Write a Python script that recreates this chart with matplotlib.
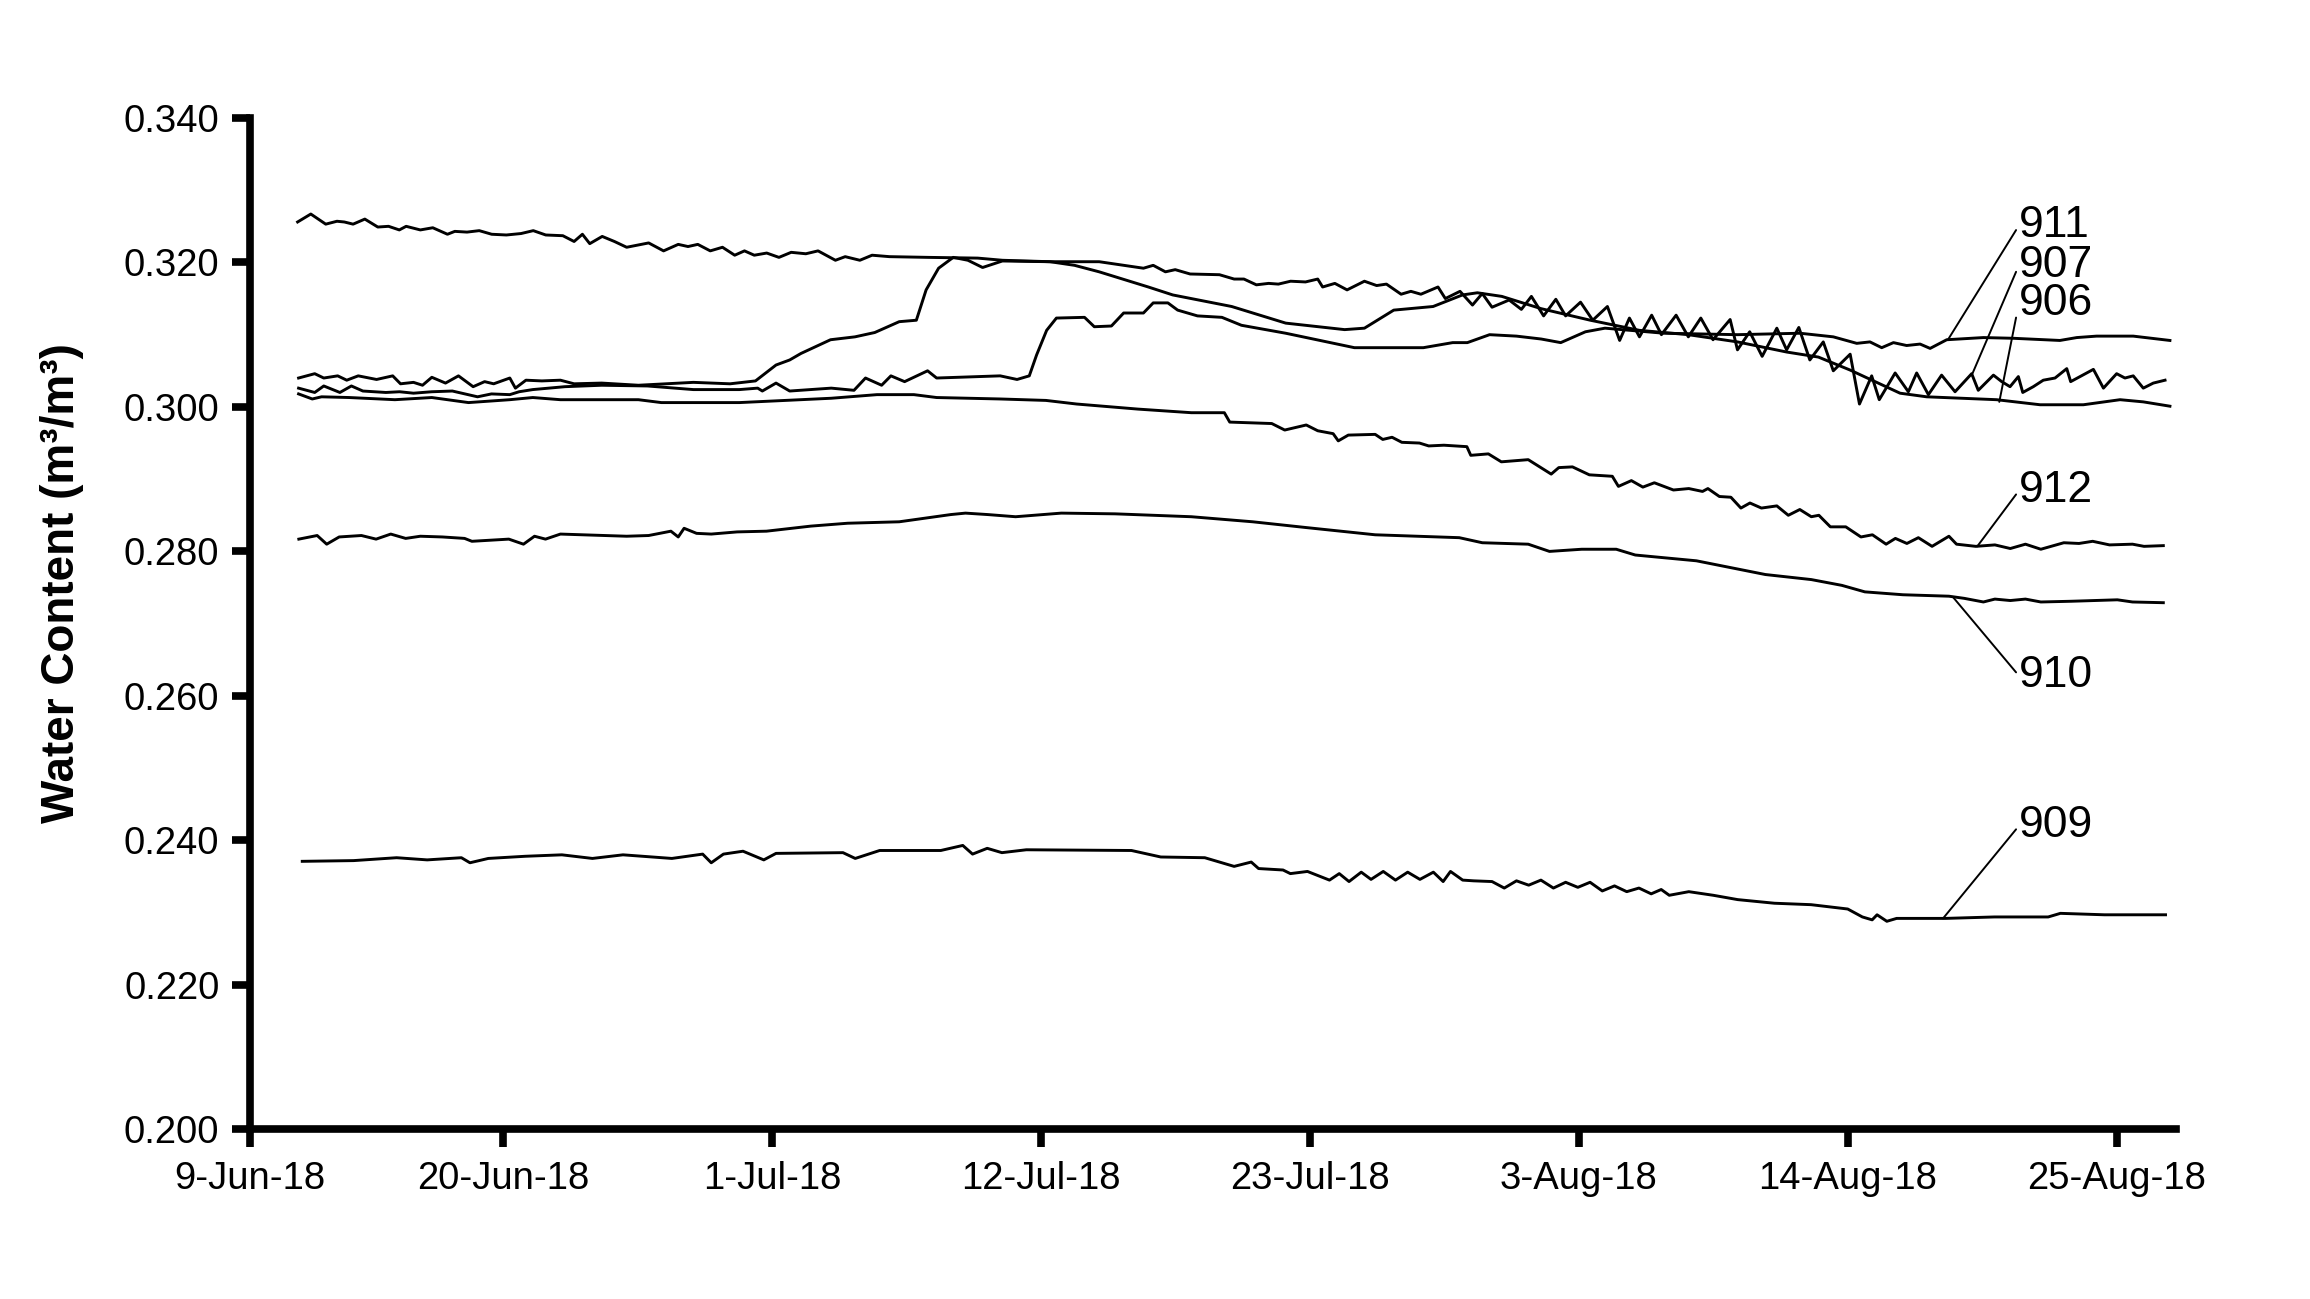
import numpy as np
import matplotlib
matplotlib.use("Agg")
import matplotlib.pyplot as plt
from matplotlib.ticker import FormatStrFormatter

plt.rcParams['font.family'] = ['Liberation Sans', 'DejaVu Sans']

# days counted from 9-Jun-18, water content in m3/m3 x 1000
day907 = [2.59, 3.13, 3.74, 4.20, 4.50, 4.86, 5.34, 5.87, 6.31, 6.75, 7.03, 7.61, 8.12, 8.72, 9.02, 9.52,
          10.02, 10.53, 11.13, 11.73, 12.23, 12.74, 13.44, 13.90, 14.24, 14.54, 15.05, 15.55, 16.05, 16.95,
          17.56, 18.16, 18.56, 18.96, 19.47, 19.97, 20.47, 20.87, 21.27, 21.78, 22.28, 22.78, 23.38, 23.88,
          24.59, 24.99, 25.59, 26.09, 26.80, 28.40, 30.41, 31.42, 33.37, 35.38, 37.19, 37.59, 38.09, 38.49,
          39.10, 40.30, 40.90, 41.30, 41.81, 42.31, 42.71, 43.21, 43.82, 44.32, 44.52, 45.02, 45.52, 46.23,
          46.73, 47.13, 47.73, 48.13, 48.54, 49.24, 49.54, 50.14, 50.65, 51.05, 51.45, 52.15, 52.65, 53.06,
          53.56, 54.06, 54.46, 55.07, 55.57, 56.17, 56.67, 57.07, 57.48, 57.98, 58.38, 58.98, 59.48, 59.99,
          60.49, 61.19, 61.49, 61.99, 62.50, 63.10, 63.50, 64.00, 64.45, 65.00, 65.41, 66.10, 66.48, 66.98,
          67.29, 67.94, 68.48, 68.82, 69.30, 69.84, 70.39, 71.07, 71.34, 71.96, 72.30, 72.64, 72.98, 73.16,
          73.59, 74.00, 74.48, 74.96, 75.12, 75.50, 76.05, 76.46, 77.00, 77.34, 77.68, 78.09, 78.50, 78.98]
wc907 = [325.6, 326.7, 325.3, 325.7, 325.6, 325.3, 326.0, 324.9, 325.0, 324.5, 325.0, 324.5, 324.8, 323.9, 324.3, 324.2,
         324.4, 323.9, 323.8, 324.0, 324.4, 323.8, 323.7, 322.9, 323.9, 322.6, 323.6, 322.9, 322.1, 322.7,
         321.6, 322.5, 322.2, 322.5, 321.6, 322.1, 321.0, 321.6, 321.0, 321.3, 320.7, 321.4, 321.2, 321.6,
         320.3, 320.8, 320.3, 321.0, 320.8, 320.7, 320.6, 320.3, 320.1, 320.1, 319.2, 319.6, 318.7, 319.0,
         318.4, 318.3, 317.7, 317.7, 316.9, 317.1, 317.0, 317.4, 317.3, 317.7, 316.6, 317.1, 316.2, 317.4,
         316.8, 317.0, 315.6, 316.0, 315.6, 316.6, 315.0, 316.0, 314.1, 315.7, 313.8, 314.8, 313.5, 315.3,
         312.6, 314.9, 312.6, 314.5, 312.0, 313.9, 309.2, 312.3, 309.7, 312.7, 310.0, 312.7, 309.7, 312.3,
         309.3, 312.1, 307.9, 310.4, 307.0, 310.9, 307.9, 311.0, 306.5, 309.0, 305.0, 307.3, 300.4, 304.3,
         301.0, 304.7, 302.1, 304.7, 301.7, 304.4, 302.1, 304.6, 302.3, 304.4, 303.5, 302.8, 304.2, 302.0,
         302.8, 303.7, 304.0, 305.3, 303.5, 304.2, 305.2, 302.6, 304.6, 304.0, 304.3, 302.6, 303.3, 303.7]

day906 = [2.63, 3.29, 3.66, 4.23, 4.60, 5.07, 5.82, 6.48, 6.80, 7.33, 7.70, 8.08, 8.64, 9.17, 9.77, 10.24,
          10.61, 11.27, 11.50, 11.93, 12.58, 13.34, 13.90, 15.03, 16.53, 18.78, 20.28, 21.32, 22.16, 22.72,
          23.18, 24.39, 25.39, 26.20, 27.20, 27.90, 28.30, 28.81, 29.41, 30.01, 30.61, 31.42, 33.37, 34.37,
          35.38, 37.39, 38.39, 40.80, 43.01, 45.42, 46.23, 47.43, 49.04, 50.24, 50.85, 51.85, 53.46, 55.47,
          57.48, 59.48, 61.49, 63.50, 64.80, 66.10, 68.14, 69.23, 72.09, 73.87, 75.64, 77.14, 78.09, 79.18]
wc906 = [304.0, 304.6, 304.0, 304.3, 303.7, 304.3, 303.8, 304.3, 303.2, 303.4, 303.0, 304.1, 303.3, 304.3, 302.8, 303.5,
         303.2, 304.0, 302.6, 303.7, 303.6, 303.7, 303.2, 303.3, 303.0, 303.4, 303.2, 303.6, 305.8, 306.5,
         307.4, 309.3, 309.7, 310.3, 311.8, 312.0, 316.2, 319.2, 320.7, 320.3, 319.3, 320.2, 320.1, 319.6,
         318.7, 316.6, 315.5, 313.9, 311.6, 310.7, 310.9, 313.4, 313.9, 315.5, 315.8, 315.3, 313.6, 312.0,
         310.6, 310.0, 309.0, 307.6, 306.9, 305.1, 301.9, 301.4, 301.0, 300.3, 300.3, 301.0, 300.7, 300.1]

day911 = [2.63, 3.29, 3.66, 4.32, 4.79, 5.26, 6.20, 6.76, 7.33, 8.08, 8.92, 9.95, 10.52, 11.27, 11.65, 12.21,
          13.52, 15.03, 16.90, 18.78, 20.66, 21.41, 21.60, 22.16, 22.72, 24.42, 25.35, 25.82, 26.48, 26.86,
          27.42, 28.36, 28.73, 31.33, 32.02, 32.52, 32.82, 33.23, 33.63, 34.78, 35.18, 35.88, 36.38, 37.19,
          37.59, 38.19, 38.59, 39.40, 40.40, 41.20, 43.01, 45.82, 48.64, 49.84, 50.44, 51.35, 52.45, 53.46,
          54.26, 55.27, 56.07, 58.48, 61.49, 64.05, 65.41, 66.37, 66.91, 67.39, 67.87, 68.41, 68.96, 69.37,
          70.05, 71.55, 72.78, 74.68, 75.37, 76.18, 77.68, 79.18]
wc911 = [302.6, 302.0, 302.9, 302.0, 302.9, 302.2, 302.0, 302.1, 301.9, 302.1, 302.2, 301.4, 301.8, 301.7, 302.1, 302.4,
         302.8, 303.0, 302.9, 302.4, 302.4, 302.6, 302.2, 303.3, 302.2, 302.6, 302.3, 304.0, 303.0, 304.3,
         303.5, 305.0, 304.0, 304.3, 303.8, 304.3, 307.2, 310.6, 312.3, 312.4, 311.1, 311.2, 313.0, 313.0,
         314.4, 314.4, 313.4, 312.6, 312.4, 311.3, 310.2, 308.2, 308.2, 308.9, 308.9, 310.0, 309.8, 309.4,
         308.9, 310.4, 310.9, 310.2, 310.0, 310.2, 309.7, 308.8, 309.0, 308.2, 308.9, 308.5, 308.7, 308.1,
         309.3, 309.6, 309.5, 309.2, 309.6, 309.8, 309.8, 309.2]

day912 = [2.63, 3.19, 3.57, 4.70, 6.57, 8.08, 9.58, 11.27, 12.21, 13.34, 16.53, 17.47, 20.66, 24.42, 26.29, 27.80,
          28.73, 31.33, 33.20, 34.46, 36.96, 39.15, 40.50, 40.72, 42.44, 42.97, 43.85, 44.32, 44.95, 45.16,
          45.57, 46.67, 46.98, 47.36, 47.76, 48.48, 48.86, 49.48, 50.42, 50.58, 51.30, 51.83, 52.93, 53.87,
          54.18, 54.74, 55.43, 56.37, 56.62, 57.15, 57.62, 58.09, 58.87, 59.50, 60.06, 60.28, 60.75, 61.22,
          61.63, 62.00, 62.47, 63.10, 63.57, 64.04, 64.51, 64.82, 65.29, 65.92, 66.54, 67.01, 67.57, 67.95,
          68.42, 68.89, 69.45, 70.14, 70.45, 71.24, 72.02, 72.65, 73.27, 73.90, 74.84, 75.46, 76.02, 76.71,
          77.65, 78.12, 78.91]
wc912 = [301.8, 301.1, 301.4, 301.3, 301.0, 301.3, 300.6, 301.0, 301.3, 301.0, 301.0, 300.6, 300.6, 301.2, 301.7, 301.7,
         301.3, 301.1, 300.9, 300.4, 299.7, 299.2, 299.2, 297.9, 297.7, 296.8, 297.5, 296.7, 296.3, 295.3,
         296.1, 296.2, 295.5, 295.8, 295.1, 295.0, 294.6, 294.7, 294.5, 293.3, 293.5, 292.4, 292.7, 290.7,
         291.6, 291.7, 290.6, 290.4, 289.0, 289.8, 288.9, 289.5, 288.5, 288.7, 288.3, 288.7, 287.6, 287.5,
         286.0, 286.7, 286.0, 286.3, 285.0, 285.8, 284.8, 285.0, 283.4, 283.4, 282.0, 282.3, 281.0, 281.8,
         281.1, 281.9, 280.7, 282.1, 281.0, 280.7, 280.9, 280.4, 281.0, 280.3, 281.2, 281.1, 281.4, 280.9,
         281.0, 280.7, 280.8]

day910 = [2.64, 3.39, 3.78, 4.29, 5.20, 5.80, 6.40, 7.01, 7.61, 8.51, 9.42, 9.72, 11.23, 11.83, 12.28, 12.73,
          13.34, 16.05, 16.95, 17.86, 18.16, 18.40, 18.91, 19.51, 20.57, 21.77, 23.58, 25.09, 27.20, 29.31,
          29.91, 30.82, 31.96, 33.83, 36.03, 39.15, 41.66, 43.85, 46.67, 50.11, 51.05, 52.93, 53.80, 55.12,
          56.53, 57.31, 59.81, 62.63, 64.51, 65.76, 66.70, 68.26, 70.14, 70.77, 71.55, 72.02, 72.65, 73.27,
          73.90, 75.15, 77.03, 77.65, 78.91]
wc910 = [281.7, 282.2, 281.0, 282.0, 282.2, 281.7, 282.4, 281.8, 282.1, 282.0, 281.8, 281.4, 281.7, 281.0, 282.1, 281.7,
         282.4, 282.1, 282.2, 282.8, 282.0, 283.2, 282.5, 282.4, 282.7, 282.8, 283.5, 283.9, 284.1, 285.1,
         285.3, 285.1, 284.8, 285.3, 285.2, 284.8, 284.1, 283.3, 282.3, 281.9, 281.2, 281.0, 280.0, 280.3,
         280.3, 279.5, 278.7, 276.8, 276.1, 275.3, 274.4, 274.0, 273.8, 273.5, 273.0, 273.4, 273.2, 273.4,
         273.0, 273.1, 273.3, 273.0, 272.9]

day909 = [2.78, 4.88, 6.64, 7.89, 9.29, 9.64, 10.39, 11.90, 13.40, 14.65, 15.90, 17.90, 19.16, 19.51, 20.01, 20.81,
          21.66, 22.16, 24.90, 25.40, 26.40, 28.90, 29.80, 30.20, 30.80, 31.40, 32.40, 36.70, 37.90, 39.70,
          40.90, 41.60, 41.90, 42.90, 43.20, 43.90, 44.80, 45.20, 45.60, 46.10, 46.50, 47.00, 47.50, 48.00,
          48.50, 49.05, 49.45, 49.75, 50.25, 50.70, 51.45, 51.95, 52.45, 52.95, 53.45, 53.96, 54.46, 54.96,
          55.46, 55.96, 56.46, 56.96, 57.46, 57.96, 58.37, 58.70, 59.50, 60.50, 61.50, 63.00, 64.50, 66.00,
          66.60, 67.00, 67.20, 67.60, 68.00, 70.00, 72.00, 74.20, 74.70, 76.50, 79.00]
wc909 = [237.1, 237.2, 237.6, 237.3, 237.6, 236.9, 237.5, 237.8, 238.0, 237.5, 238.0, 237.5, 238.1, 236.9, 238.1, 238.5,
         237.3, 238.2, 238.3, 237.5, 238.6, 238.6, 239.3, 238.1, 238.9, 238.3, 238.7, 238.6, 237.7, 237.6,
         236.4, 237.0, 236.1, 235.9, 235.4, 235.7, 234.5, 235.4, 234.3, 235.6, 234.6, 235.7, 234.5, 235.6,
         234.6, 235.6, 234.3, 235.7, 234.5, 234.4, 234.3, 233.4, 234.4, 233.8, 234.5, 233.4, 234.2, 233.5,
         234.2, 233.0, 233.7, 232.9, 233.4, 232.6, 233.2, 232.4, 232.9, 232.4, 231.8, 231.3, 231.1, 230.5,
         229.4, 229.0, 229.7, 228.8, 229.2, 229.2, 229.4, 229.4, 229.9, 229.7, 229.7]

series_days = [day907, day906, day911, day912, day910, day909]
series_wc = [wc907, wc906, wc911, wc912, wc910, wc909]

# sensor labels and their leader lines
labels = ['911', '907', '906', '912', '910', '909']
label_day = [73.0, 73.0, 73.0, 73.0, 73.0, 73.0]
label_wc = [325.1, 319.6, 314.3, 288.4, 262.8, 242.0]
tip_day = [70.1, 71.1, 72.2, 71.3, 70.3, 69.9]
tip_wc = [309.3, 304.6, 300.7, 280.7, 273.7, 229.2]

tick_days = [0.64, 11, 22, 33, 44, 55, 66, 77]
tick_labels = ['9-Jun-18', '20-Jun-18', '1-Jul-18', '12-Jul-18', '23-Jul-18', '3-Aug-18', '14-Aug-18', '25-Aug-18']

fig = plt.figure(figsize=(23.1, 12.99), dpi=100)
ax = fig.add_axes([0.1082, 0.1306, 0.8337, 0.7786])

for d, w in zip(series_days, series_wc):
    ax.plot(d, np.array(w) / 1000, color='black', lw=2.1)

for lab, ld, lw_, td, tw in zip(labels, label_day, label_wc, tip_day, tip_wc):
    ax.annotate(lab, xy=(td, tw / 1000), xytext=(ld, lw_ / 1000), fontsize=32,
                ha='left', va='center',
                arrowprops=dict(arrowstyle='-', lw=1.4, color='black', shrinkA=0, shrinkB=0,
                                relpos=(0, 0.5)))

ax.set_xlim(0.64, 79.42)
ax.set_ylim(0.2, 0.34)
ax.set_xticks(tick_days)
ax.set_xticklabels(tick_labels)
ax.set_yticks(np.arange(0.2, 0.3401, 0.02))
ax.yaxis.set_major_formatter(FormatStrFormatter('%.3f'))

for s in ['top', 'right']:
    ax.spines[s].set_visible(False)
for s in ['left', 'bottom']:
    ax.spines[s].set_linewidth(5.5)
ax.tick_params(axis='both', length=13, width=5.5, labelsize=27.5, direction='out')
ax.tick_params(axis='x', pad=10)
ax.tick_params(axis='y', pad=9)

ax.set_ylabel('Water Content (m³/m³)', fontsize=33, fontweight='bold')
ax.yaxis.set_label_coords(-0.086, 0.54)

fig.savefig('out.png', dpi=100)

+---+

Please extract exactly the lines of the data, from the first through the line containing "plt.rcParams['font.family'] = ['Liberation", and add no pictures to the copy.

Write a Python script that recreates this chart with matplotlib.
import numpy as np
import matplotlib
matplotlib.use("Agg")
import matplotlib.pyplot as plt
from matplotlib.ticker import FormatStrFormatter

plt.rcParams['font.family'] = ['Liberation Sans', 'DejaVu Sans']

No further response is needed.